The back-to-back hurricanes of Eta and Iota hit parts of Guatemala, Honduras and Nicaragua, devastating entire communities.
The Norwegian Refugee Council (NRC) is on the ground in Honduras, where the situation continues to worsen. We are providing displaced families with soap, toilet paper, masks and anti-bac, and will be delivering infrastructure improvements.
But the needs are great and more humanitarian relief is urgently needed.
Water and mud everywhere
When they received the hurricane alert, Norma and her family evacuated to her mother’s house. But the water and mud caught up with them even there.
“People began to shout,” Norma remembers. “My husband saw only one way out. ‘Leave everything behind, we have to go now!’ he said.”
Despite losing their home and all their possessions, Norma is grateful that the whole family made it out of the floods alive. “If the flood had arrived during the night, we would all have lost our lives,” she says.
Norma and her family have found temporary shelter in a nearby school.
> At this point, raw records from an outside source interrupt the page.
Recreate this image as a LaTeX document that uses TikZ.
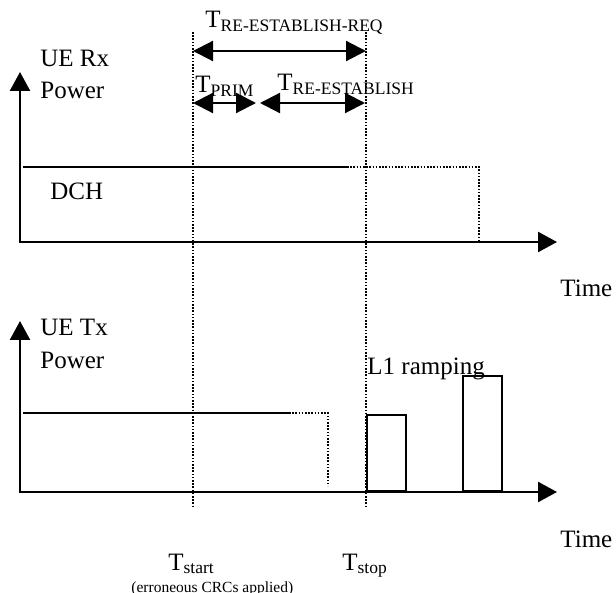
\documentclass[tikz,border=0pt]{standalone}
\usepackage{fontspec}
\setmainfont{Liberation Serif}
\usepackage{tikz}
\usetikzlibrary{arrows.meta}
\tikzset{
  axis/.style={line width=1.2pt, {Triangle[length=9.5pt,width=10pt]}-{Triangle[length=9.5pt,width=10pt]}},
  level/.style={line width=1pt},
  levelOff/.style={line width=0.8pt, dash pattern=on 0.8pt off 0.8pt},
  marker/.style={line width=0.8pt, dash pattern=on 0.8pt off 0.8pt},
  span/.style={line width=1.1pt, {Triangle[length=10pt,width=10pt]}-{Triangle[length=10pt,width=10pt]}},
  burst/.style={draw, line width=1pt, minimum width=19.5pt, inner sep=0pt, anchor=south west},
  lbl/.style={inner sep=0pt, anchor=base west, font=\fontsize{12.5}{15.5}\selectfont},
  note/.style={inner sep=0pt, anchor=base west, font=\fontsize{7.75}{9}\selectfont}
}

\begin{document}
\begin{tikzpicture}[x=0.5pt, y=-0.5pt]
  \useasboundingbox (0,0) rectangle (616,593);
  % axes
  \coordinate (rxY) at (20,72);
  \coordinate (rxO) at (20,242);
  \coordinate (rxX) at (557,242);
  \coordinate (txY) at (20,321);
  \coordinate (txO) at (20,492);
  \coordinate (txX) at (557,492);
  \draw[axis] (rxY) -- (rxO) -- (rxX);
  \draw[axis] (txY) -- (txO) -- (txX);
  % time markers
  \coordinate (startTop) at (193,32);
  \coordinate (startBot) at (193,508);
  \coordinate (stopTop) at (366,32);
  \coordinate (stopBot) at (366,508);
  \draw[marker] (startTop) -- (startBot);
  \draw[marker] (stopTop) -- (stopBot);
  % DCH level
  \coordinate (dchA) at (23,167);
  \coordinate (dchB) at (347,167);
  \coordinate (dchC) at (479,167);
  \coordinate (dchD) at (479,242);
  \draw[level] (dchA) -- (dchB);
  \draw[levelOff] (dchB) -- (dchC) -- (dchD);
  % uplink level
  \coordinate (ulA) at (23,413);
  \coordinate (ulB) at (289,413);
  \coordinate (ulC) at (328,413);
  \coordinate (ulD) at (328,486);
  \draw[level] (ulA) -- (ulB);
  \draw[levelOff] (ulB) -- (ulC) -- (ulD);
  % ramping bursts
  \node[burst, minimum height=38pt] (burstA) at (366,492) {};
  \node[burst, minimum height=57.5pt] (burstB) at (462,492) {};
  % spans
  \coordinate (reqA) at (193,51);
  \coordinate (reqB) at (366,51);
  \coordinate (primA) at (193,103);
  \coordinate (primB) at (256,103);
  \coordinate (estA) at (260,103);
  \coordinate (estB) at (365,103);
  \draw[span] (reqA) -- (reqB);
  \draw[span] (primA) -- (primB);
  \draw[span] (estA) -- (estB);
  % labels
  \node[lbl, align=left] (rxLbl) at (40,99) {UE Rx\\[0.5pt]Power};
  \node[lbl] (dchLbl) at (50,200) {DCH};
  \node[lbl] (reqLbl) at (205,28) {T\textsubscript{RE-ESTABLISH-REQ}};
  \node[lbl] (primLbl) at (195,93) {T\textsubscript{PRIM}};
  \node[lbl] (estLbl) at (277,91) {T\textsubscript{RE-ESTABLISH}};
  \node[lbl] (timeRx) at (560,297) {Time};
  \node[lbl, align=left] (txLbl) at (40,368) {UE Tx\\[1pt]Power};
  \node[lbl] (rampLbl) at (367,374) {L1 ramping};
  \node[lbl] (timeTx) at (560,547) {Time};
  \node[lbl] (startLbl) at (168,570) {T\textsubscript{start}};
  \node[lbl] (stopLbl) at (342,570) {T\textsubscript{stop}};
  \node[note] (crcLbl) at (131,592) {(erroneous CRCs applied)};
\end{tikzpicture}
\end{document}
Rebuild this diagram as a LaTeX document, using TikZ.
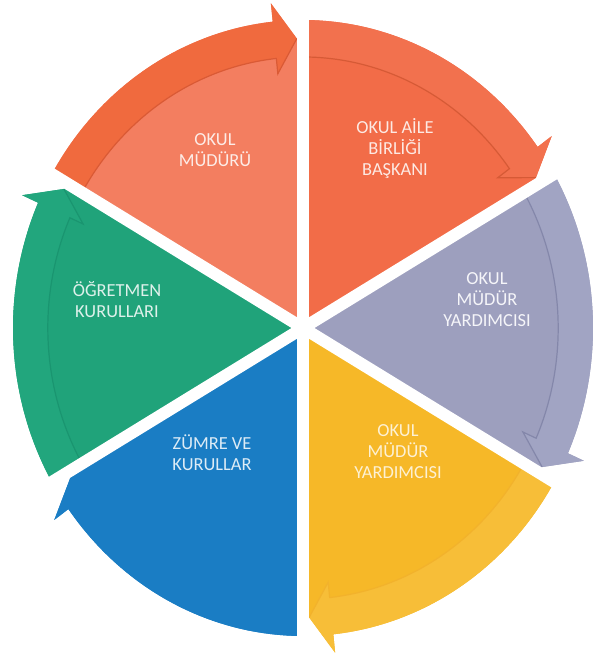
\documentclass[tikz,border=0pt]{standalone}
\usepackage{fontspec}
\setmainfont{Carlito}
\definecolor{oLbody}{HTML}{F37E60}
\definecolor{oLband}{HTML}{F06A3E}
\definecolor{oLline}{HTML}{DA5A35}
\definecolor{oRbody}{HTML}{F26C48}
\definecolor{oRband}{HTML}{F2714E}
\definecolor{oRline}{HTML}{D65A36}
\definecolor{gyBody}{HTML}{9D9FBE}
\definecolor{gyBand}{HTML}{A1A4C3}
\definecolor{gyLine}{HTML}{8487AA}
\definecolor{ylBody}{HTML}{F6B828}
\definecolor{ylBand}{HTML}{F7BE38}
\definecolor{ylLine}{HTML}{F2B22C}
\definecolor{blBody}{HTML}{1A7DC4}
\definecolor{blBand}{HTML}{1A7DC4}
\definecolor{blLine}{HTML}{1A7DC4}
\definecolor{grBody}{HTML}{20A37A}
\definecolor{grBand}{HTML}{22A67D}
\definecolor{grLine}{HTML}{1A9570}
\newcommand\MySlice[5]{%
  \pgfmathsetmacro\SlB{#2+6}%
  \pgfmathsetmacro\SlT{#2+1.3}%
  \fill[#3] (303,328) -- plot[domain=#1:\SlB,samples=50] ({303+290*cos(\x)},{328-308*sin(\x)})
     -- ({303+290*1.06*cos(\SlB)},{328-308*1.06*sin(\SlB)})
     -- ({303+290*0.94*cos(\SlT)},{328-308*0.94*sin(\SlT)})
     -- ({303+290*0.94*cos(#2)},{328-308*0.94*sin(#2)}) -- cycle;
  \fill[#4] plot[domain=#1:\SlB,samples=50] ({303+290*cos(\x)},{328-308*sin(\x)})
     -- ({303+290*1.06*cos(\SlB)},{328-308*1.06*sin(\SlB)})
     -- ({303+290*0.94*cos(\SlT)},{328-308*0.94*sin(\SlT)})
     -- ({303+290*0.83*cos(\SlB)},{328-308*0.83*sin(\SlB)})
     -- plot[domain=\SlB:#1,samples=50] ({303+290*0.88*cos(\x)},{328-308*0.88*sin(\x)}) -- cycle;
  \draw[#5, line width=0.6pt] plot[domain=#1:\SlB,samples=50] ({303+290*0.88*cos(\x)},{328-308*0.88*sin(\x)})
     -- ({303+290*0.83*cos(\SlB)},{328-308*0.83*sin(\SlB)})
     -- ({303+290*0.94*cos(\SlT)},{328-308*0.94*sin(\SlT)});
}
\tikzset{
  lbl/.style={align=center, inner sep=0pt, font=\fontsize{9.2}{10.5}\selectfont},
  gapline/.style={white, line width=6pt}
}
\begin{document}
\begin{tikzpicture}[x=0.5pt, y=-0.5pt]
\useasboundingbox[fill=white] (0,0) rectangle (599,663);
\MySlice{150}{90}{oLbody}{oLband}{oLline}
\MySlice{90}{30}{oRbody}{oRband}{oRline}
\MySlice{30}{-30}{gyBody}{gyBand}{gyLine}
\MySlice{330}{270}{ylBody}{ylBand}{ylLine}
\MySlice{270}{210}{blBody}{blBand}{blLine}
\MySlice{210}{150}{grBody}{grBand}{grLine}
\coordinate (c) at (303,328);
\foreach \a in {90,30,-30,-90,-150,150}{
  \draw[gapline] (c) -- ({303+290*1.15*cos(\a)},{328-308*1.15*sin(\a)});
}
\node[lbl, text=white!85!oLbody] (t1) at (215,150) {OKUL\\MÜDÜRÜ};
\node[lbl, text=white!85!oRbody] (t2) at (395,149) {OKUL AİLE\\BİRLİĞİ\\BAŞKANI};
\node[lbl, text=white!90!gyBody] (t3) at (487,300) {OKUL\\MÜDÜR\\YARDIMCISI};
\node[lbl, text=white!80!ylBody] (t4) at (398,452) {OKUL\\MÜDÜR\\YARDIMCISI};
\node[lbl, text=white!85!blBody] (t5) at (212,453) {ZÜMRE VE\\KURULLAR};
\node[lbl, text=white!85!grBody] (t6) at (117,300) {ÖĞRETMEN\\KURULLARI};
\end{tikzpicture}
\end{document}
There aren’t enough mattresses to go around and it’s desperately overcrowded. People are sleeping 15 to a classroom, without a safe distance to prevent the spread of Covid-19 and with very little privacy.
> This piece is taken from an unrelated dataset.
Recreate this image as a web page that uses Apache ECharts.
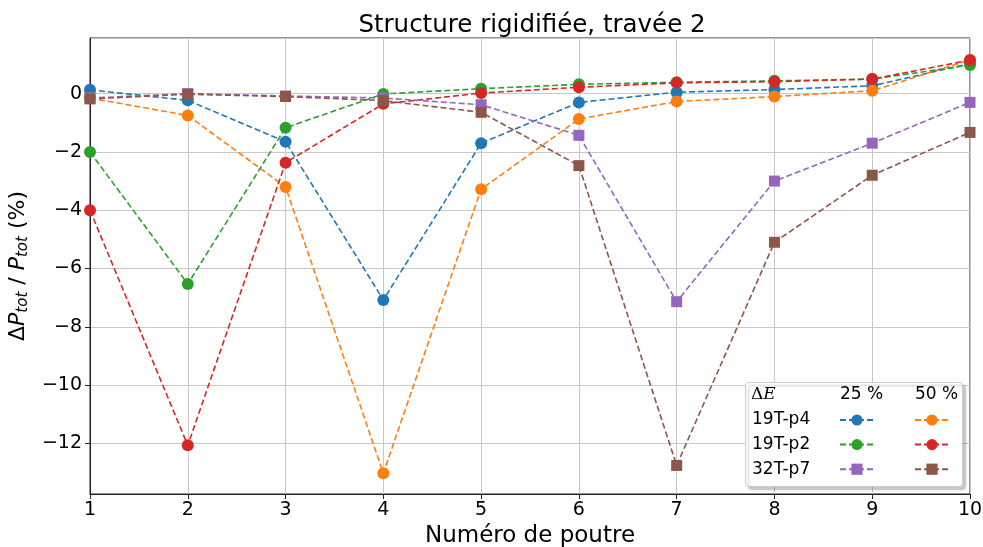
<!DOCTYPE html>
<html><head><meta charset="utf-8">
<script src="https://cdn.jsdelivr.net/npm/echarts@6/dist/echarts.min.js"></script>
<style>html,body{margin:0;padding:0;background:#fff}#c{width:983px;height:547px}</style>
</head><body><div id="c"></div>
<script>
var poutres = [1,2,3,4,5,6,7,8,9,10];
var p4_25 = [0.13,-0.23,-1.65,-7.08,-1.70,-0.30,0.05,0.14,0.27,1.03];
var p4_50 = [-0.15,-0.75,-3.20,-13.03,-3.28,-0.87,-0.27,-0.10,0.10,1.16];
var p2_25 = [-2.00,-6.53,-1.17,-0.01,0.17,0.32,0.39,0.44,0.50,0.98];
var p2_50 = [-4.00,-12.07,-2.37,-0.35,0.02,0.22,0.37,0.41,0.50,1.15];
var p7_25 = [-0.15,0.00,-0.08,-0.15,-0.38,-1.43,-7.14,-3.00,-1.70,-0.30];
var p7_50 = [-0.18,-0.02,-0.10,-0.24,-0.64,-2.47,-12.76,-5.10,-2.80,-1.33];
var yTicks = [0,-2,-4,-6,-8,-10,-12];
var rows = ['19T-p4','19T-p2','32T-p7'];
var cols = ['25 %','50 %'];

var C = ['#1f77b4','#ff7f0e','#2ca02c','#d62728','#9467bd','#8c564b'];
function pairs(v){return poutres.map(function(x,i){return [x,v[i]];});}
function mk(name,vals,color,sym){
  return {name:name,type:'line',data:pairs(vals),symbol:sym,symbolSize:sym==='rect'?11:12,
    lineStyle:{color:color,width:1.6,type:[6,3]},itemStyle:{color:color},
    emphasis:{disabled:true},animation:false,z:3};
}
var series = [
  mk(rows[0]+' '+cols[0],p4_25,C[0],'circle'),
  mk(rows[0]+' '+cols[1],p4_50,C[1],'circle'),
  mk(rows[1]+' '+cols[0],p2_25,C[2],'circle'),
  mk(rows[1]+' '+cols[1],p2_50,C[3],'circle'),
  mk(rows[2]+' '+cols[0],p7_25,C[4],'rect'),
  mk(rows[2]+' '+cols[1],p7_50,C[5],'rect')
];
var F = 'DejaVu Sans';
var leg = function(names,left){return {data:names,orient:'vertical',left:left,top:413,itemWidth:34,itemHeight:14,itemGap:12,
  formatter:function(){return '';},textStyle:{fontSize:1},selectedMode:false,z:12,padding:0};};
var chart = echarts.init(document.getElementById('c'));
chart.setOption({
  animation:false,
  textStyle:{fontFamily:F},
  title:{text:'Structure rigidifiée, travée 2',left:527,textAlign:'center',top:8,
    textStyle:{fontFamily:F,fontSize:24.5,fontWeight:'normal',color:'#000'}},
  grid:{left:90,right:13,top:38,bottom:53,containLabel:false,outerBoundsMode:'none',show:true,borderColor:'#222',borderWidth:1,backgroundColor:'transparent'},
  xAxis:{type:'value',min:1,max:10,interval:1,
    name:'Numéro de poutre',nameLocation:'middle',nameGap:28,
    nameTextStyle:{fontFamily:F,fontSize:23,color:'#000'},
    axisLine:{show:true,onZero:false,lineStyle:{color:'#222'}},
    axisTick:{show:true,length:5,lineStyle:{color:'#222'}},
    axisLabel:{fontFamily:F,fontSize:19,color:'#000',margin:7},
    splitLine:{show:true,lineStyle:{color:'#c8c8c8',width:1}}},
  yAxis:{type:'value',min:-13.74,max:1.91,minInterval:2,maxInterval:2,
    name:'{n|Δ}{i|P}{s|tot}{n| / }{i|P}{s|tot}{n| (%)}',nameLocation:'middle',nameGap:58,
    nameTextStyle:{rich:{
      n:{fontFamily:F,fontSize:22,color:'#000'},
      i:{fontFamily:F,fontSize:22,fontStyle:'italic',color:'#000'},
      s:{fontFamily:F,fontSize:15,fontStyle:'italic',color:'#000',padding:[10,0,0,0]}}},
    axisLine:{show:true,onZero:false,lineStyle:{color:'#222'}},
    axisTick:{show:true,length:5,lineStyle:{color:'#222'}},
    axisLabel:{fontFamily:F,fontSize:19,color:'#000',margin:8,showMinLabel:false,showMaxLabel:false,
      formatter:function(v){return yTicks.indexOf(v)>=0 ? String(v).replace('-','\u2212') : '';}},
    splitLine:{show:true,lineStyle:{color:'#c8c8c8',width:1}}},
  legend:[leg([series[0].name,series[2].name,series[4].name],839),
          leg([series[1].name,series[3].name,series[5].name],914)],
  graphic:[
    {type:'rect',left:745,top:382,shape:{width:217,height:104,r:3},z:11,
      style:{fill:'#fff',stroke:'#cccccc',lineWidth:1,shadowColor:'rgba(0,0,0,0.22)',shadowOffsetX:3,shadowOffsetY:3,shadowBlur:2}},
    {type:'text',left:751,top:386,z:12,style:{text:'{n|Δ}{i|E}',rich:{n:{fontFamily:'DejaVu Serif',fontSize:17,fill:'#000'},i:{fontFamily:'DejaVu Serif',fontStyle:'italic',fontSize:17,fill:'#000'}}}},
    {type:'text',left:840,top:386,z:12,style:{text:cols[0],fontFamily:F,fontSize:17,fill:'#000'}},
    {type:'text',left:915,top:386,z:12,style:{text:cols[1],fontFamily:F,fontSize:17,fill:'#000'}},
    {type:'text',left:752,top:411,z:12,style:{text:rows[0],fontFamily:F,fontSize:17,fill:'#000'}},
    {type:'text',left:752,top:436,z:12,style:{text:rows[1],fontFamily:F,fontSize:17,fill:'#000'}},
    {type:'text',left:752,top:461,z:12,style:{text:rows[2],fontFamily:F,fontSize:17,fill:'#000'}}
  ],
  series:series
});
</script></body></html>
“At the school we have many needs,” Norma explains. “We need bedding, medicine, warm clothes and food. There are many children and old people here who need extra care.”
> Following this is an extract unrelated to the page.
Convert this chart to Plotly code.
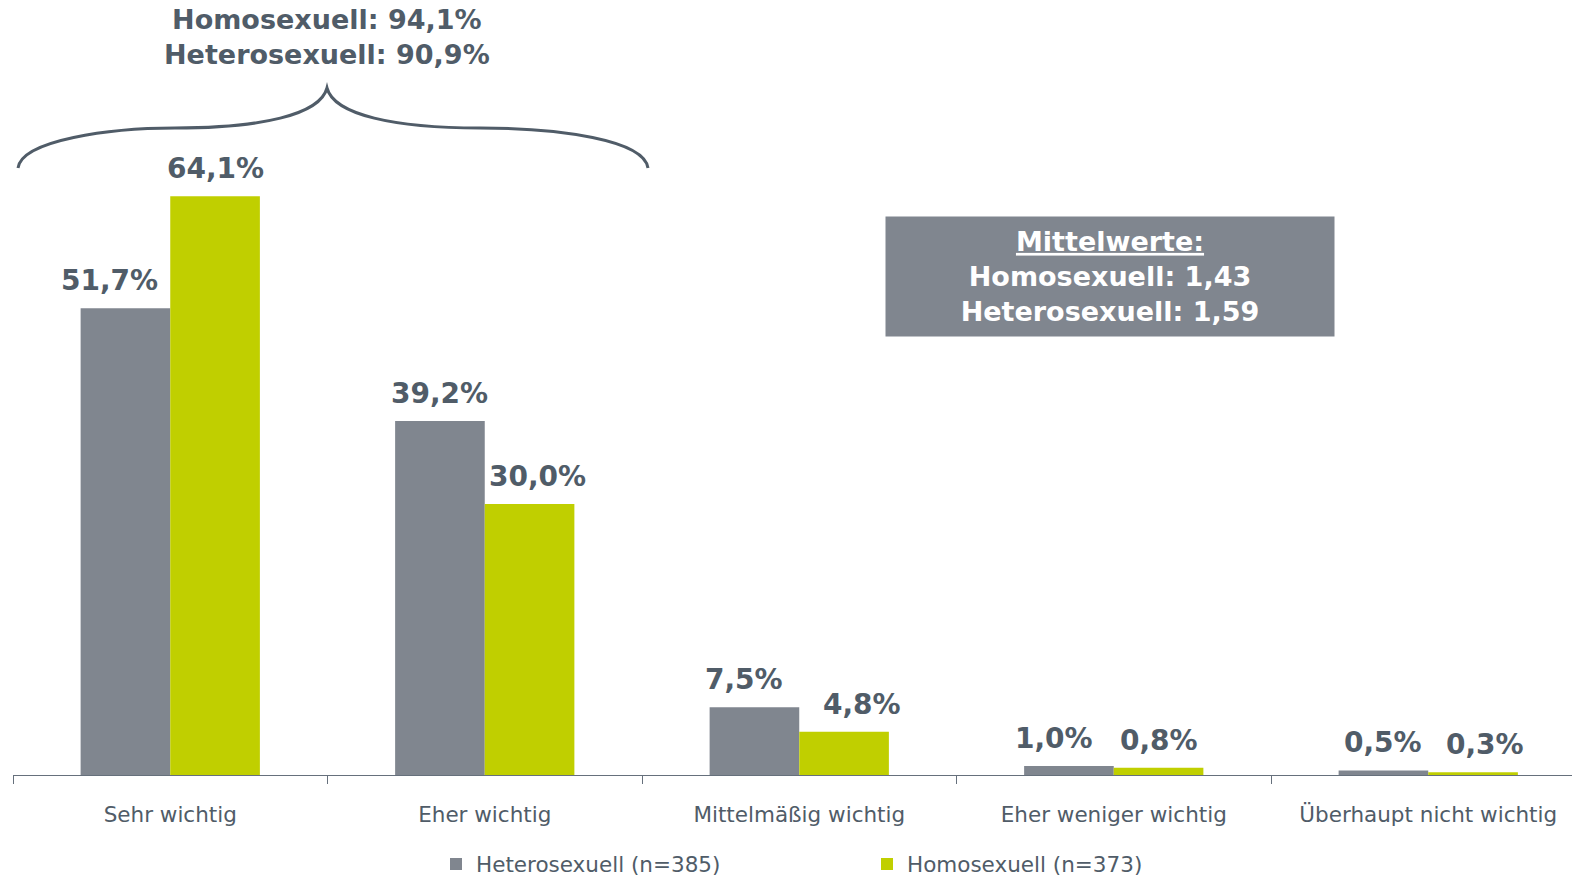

Not only were homes destroyed by the hurricanes, but hospitals, schools, workplaces and roads were damaged too. There is a desperate shortage of food and Norma is currently volunteering to assist with food distributions every day.
“At this moment we have nothing,” she says. “We will need to gather all our strength in order to rebuild our homes.”
Sleeping on bits of cardboard
Families who have been unable to find space in the schools are squatting by the side of the road or at petrol stations. Others sleep under bridges – having tied together pieces of plastic and cardboard to secure a degree of privacy and protection. Outside the shelters, intricate webs of strings can be seen holding the families’ clothes that never seem to get dry.
A new roadside camp close to one of the worst-hit areas continues kilometre after kilometre, overlooking lower-lying neighbourhoods ruined by a tsunami of mud.
Marlon, 32, his pregnant wife and one-year-old daughter made a quick escape when they received the warning about the incoming flood.
“I tried to gather a few items to take with us, but it was too late. The rain was very strong,” says Marlon. “The first night, we slept outside a building and had no food.”
“We managed to bring some clothes for my daughter, but my wife and I only had what we were wearing. The rain poured down on us and we have been living on the streets ever since.”
The family has been able to build a plastic roof and feed their daughter with the help of passers-by and church organisations. But Marlon’s wife has epilepsy and is in desperate need of medical assistance.
The hurricanes hit just as the region was struggling under the pressure of the Covid-19 pandemic. The lack of facemasks, the damage to hospitals and the overcrowding in the temporary shelters will make it even more difficult to fight the pandemic.
The families who lost their homes in the hurricanes urgently need safe and dignified places to live.
- In Honduras: 3.8 million people have been affected by Hurricanes Eta and Iota, and 61,000 homes have been destroyed. 95,000 people are still living in shelters one month after the storms, while communication and roads to an estimated 330,000 people have been cut.
- In Guatemala: 1.7 million people have been affected and 79,000 homes have been destroyed.
- Before the Covid-19 pandemic and the storms, the United Nations assessed that 5.2 million people were in need of humanitarian assistance in Honduras, El Salvador and Guatemala due to chronic violence, food insecurity and displacement.
- The 2020 season closed as the most active hurricane season ever recorded, with 30 named storms, including 13 hurricanes and six major hurricanes – according to OCHA’s Humanitarian Snapshot of 4 December 2020.
- Criminal groups have already started to exploit the situation, blocking aid agencies from accessing communities and extorting people as they try to return home.
- New caravans of women, men and children are forming, as people try to flee the region because of the worsening situation. There is a risk that Covid-19 and other diseases, such as dengue, will spread.
- In 1998, the world came to the rescue of Honduras and Nicaragua after Hurricane Mitch. Now, 22 years later, Eta and Iota have caused similar devastation, yet the region has been neglected by the international community.